Blackface & Erasure at Hollins University: Who Controls the Narrative?
Around noon on March 28th, 2019, Taylor Kenkel, the technical services and metadata librarian at Hollins University’s Wyndham Robertson Library tweeted out that they had been requested to delete digital evidence of blackface and other racism-centered images from Hollins’ past from public archives, and that they felt the decision to do so was unethical. They pushed back internally at first, and then took to Twitter to ask other librarians in their community what they thought best practices would be in this situation. Initially they were vague, not naming Hollins as the university in question.
Hollins has a history of racism that is badly documented and only loosely understood even among students and alumni. Alumae Brittney Flowers has been working to document this history and track down the stories of enslaved persons and their descendants who were either owned by the University, the founders of the University, or who were employed (in some cases leased out) by the school in a variety of capacities (laundrywomen, handymen, cafeteria workers, construction laborers, etc.).
Until recently, the University has not really done much to document or acknowledged this history, but in the last couple years — largely through the work of Flowers and of Jon Bohland, an associate professor in the international studies department — Hollins has begun to acknowledge the way the institution was complicit in and benefited from the lives, bodies, and labor of enslaved individuals. Last spring, the Working Group on Slavery and Its Contemporary Legacies hosted a conference which featured some archeological research and the work of Flowers to document the histories of these individuals on the campus and in the surrounding community.

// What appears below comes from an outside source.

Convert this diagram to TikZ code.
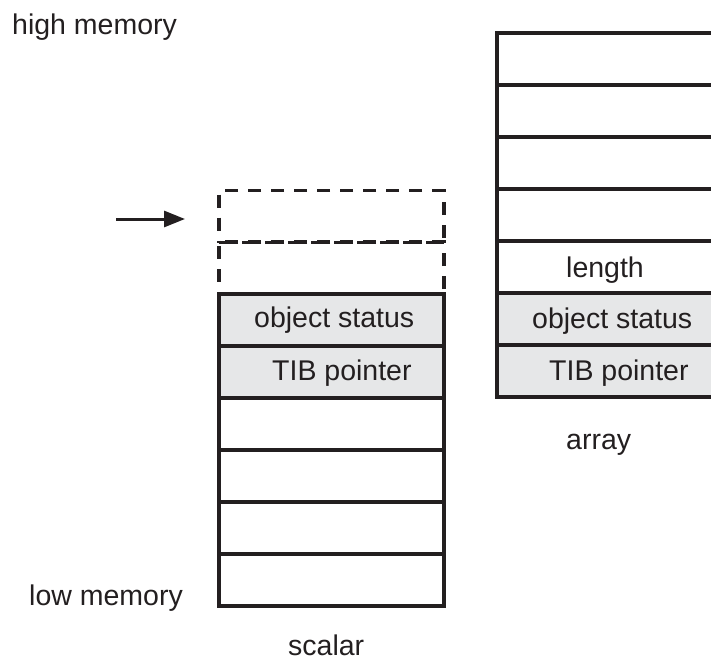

With the advent of a new Hollins University President, Pareena Lawrence, a woman of color, some in the Hollins alumni community hoped that the history of racism at Hollins would get more coherent recognition and that perhaps some kind of reparations would be made to the descendants of the enslaved individuals (many of whom still live in the Roanoke area and some of whom are even employed by the school today). However, with the revelation that President Lawrence had directed a quiet deletion of evidence of blackface on campus, these hopes turned to disappointment and anger.
Kenkel followed up on their initial Twitter thread the morning of April 2nd, saying:
And then, after the aforementioned 2 p.m. staff meeting, they continued:
IM REFUSING BUT NOW MY BOSS IS SAYING HE’S GOING TO TAKE THE FOUR YEARS DOWN HIMSELF
The rest of the thread can be found at the links above, but I’ll limit my quoting from that day to end on this tweet where Kenkel names Hollins outright. The timestamp on the tweet above is 3:49 p.m., which is significant because at 4:16 p.m., I got the following email from the office of Pres. Lawrence in my Hollins student inbox. The email tries to spin the decision to make it look like a proactive measure on the behalf of the University to try to protect students of color from encountering racism on campus — which, as we’ve seen from Kenkel’s narrative, was never indicated as the original intention of the directive to delete the public archive, and also runs counter to how Hollins University has engaged with the racism in its past, to date. Here’s the letter:
This statement, while seemingly lovely and well-intentioned, appears to me like an attempt at revising the actions of the University to look proactive because Kenkel’s public account was starting to draw interest from news organizations and journalists, and the University needed to act quickly to try to shape the narrative as much as possible.
I’m not the only one to see it this way, as other Hollins alumni began to engage the story, which was now being picked up by various local news outlets:
The next day, around 5 p.m., the Working Group on Slavery and the library staff released a joint statement, reinforcing this sentiment:
None of the members of the groups involved in releasing this statement would speak with me on the record — they were concerned about their job security if they spoke out as individuals rather than as collective.
Hollins has not issued (to my knowledge) a response to this statement yet, and the digital archive (with the exception of the four yearbooks in question) is available still, and the hard copies of the yearbooks with offensive imagery have had notes slid into their pages with the President’s initial statement.
The librarian community at large takes issue with how Hollins has handled this, releasing a statement of solidarity with the library staff and the Working Group members here.
Ultimately, the way Hollins has handled this issue is insufficient, given the larger and more complex history at Hollins with racism and slavery. A couple statements and a poorly-publicized conference on the issue are not enough for an institution which claims to be a safe space for creativity and liberal arts — essentially a space for our most human selves — to flourish.
Hollins ought to hire someone like Flowers full time to research and document this history, and use the Working Group on Slavery in more concrete ways than just as a figurehead representing change, but actually allowing them to speak out as individuals and shape the future of the University, and help reconcile its present vision of itself to its ugly past.